Performing critical database upgrades


I accidentally discovered that we have to do critical database upgrades for 6 services since their RDS versions were going EOL in a few months.

How did I get here?

I was investigating an ops issue where the database of a service restarted at night (yikes), with VictorOps pinging the on-call person and others at 3AM their time. This was due to a minor version upgrade on the database, but we specifically disabled a minor version upgrade on the particular service.

So why did it happen?

Additionally, why weren’t we notified of this maintenance? Even if there was a override of the Auto minor version upgrade setting.

Digging further, I learnt that we had a slackbot that let us know of these upgrades - but searching through Slack gave me nothing.

I finally ended up on the AWS health dashboard and saw that we indeed did have a notice issued to us for this mandatory AWS security patch on the service’s database — but the slackbot had a blip and didn’t let us know. This answers my questions above.

This is when I saw another health notice.

6 services (some slightly legacy and not exactly revenue generating) were running on a 11.x version of Aurora that was going to be sunset (End of Life’d) in a few more months by AWS.

I let my team know immediately and alerted the teams owning these.

My team owned a few of the services and I picked up the task of upgrading them.

Now, how do we actually start upgrading them?

Upgrading the databases

After pouring over AWS docs (team docs on this were limited at the time), I put together the deploy plan for the first service. I had no idea how upgrades worked, and being solely a full-stack software engineer - this world was new to me.

But within a week of me digging through details such as:

  • when to do the upgrade,
  • how long does it take, where to monitor when we upgrade (step by step as the upgrade progresses)
  • how to minimize downtime,
  • what is the rollback plan,
  • what are the pre and post upgrade steps,
  • communicating to the right stakeholders of when the service may be unavailable when the upgrade is happening

The list is endless. But once approved by lead engineers and other stakeholders & sufficient testing with different non-prod environments, went forward with it successfully. This upgrade served as the base to the other services and what considerations we should have while doing them and I was able to oversee those upgrades as well answering any questions that the team had.

This made me feel very empowered overall as I took on a complicated task of discovery and execution in a domain that was very new to me and did it successfully.

We upgraded 3 services successfully and I took a bit of a break after that haha.
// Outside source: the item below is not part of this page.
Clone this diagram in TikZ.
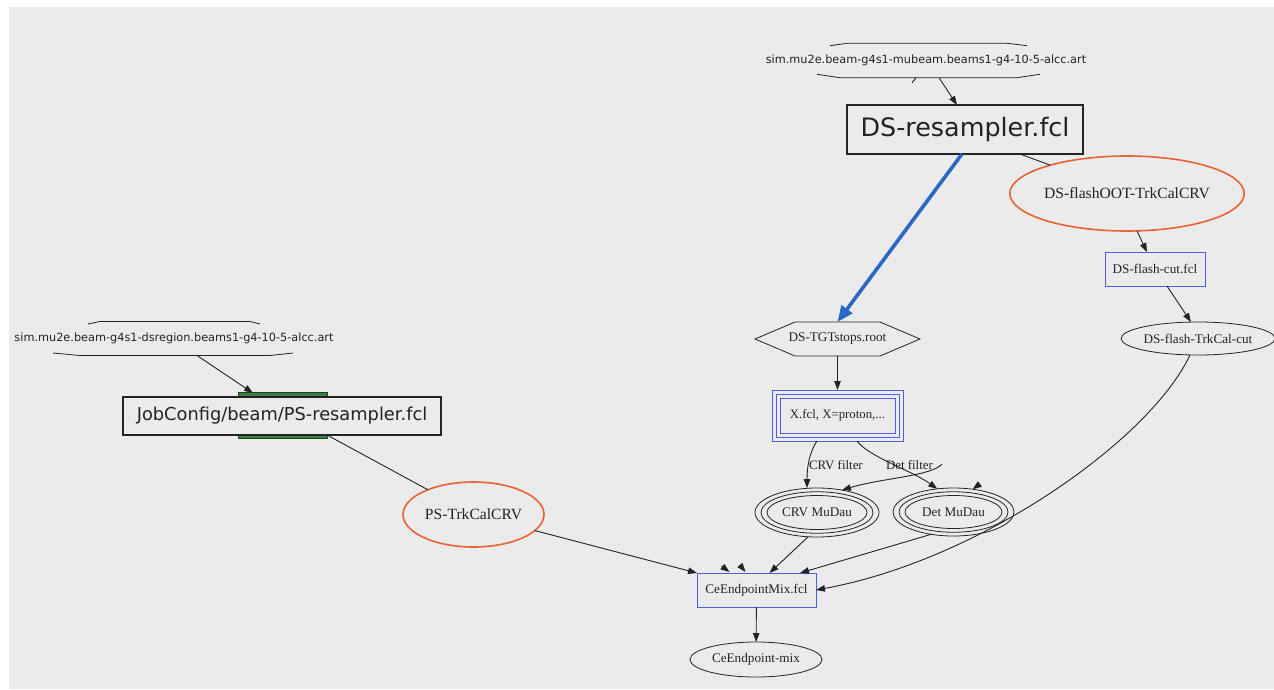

I gained a lot of valuable knowledge from this journey and after that, raised my hand first for these types of tasks and the team trusted me with them since I had gone through many successful (and unsuccessful haha - that’s a story for later) upgrades. It also helped us get a lot of updated documentation for thought processes involved for these upgrades.

Biggest takeaway

To be good at something unknown and intimidating, the first step is to actually be brave and pick it up and go through the process of doing it cause otherwise you’ll always be in the comfort zone and not grow your skills.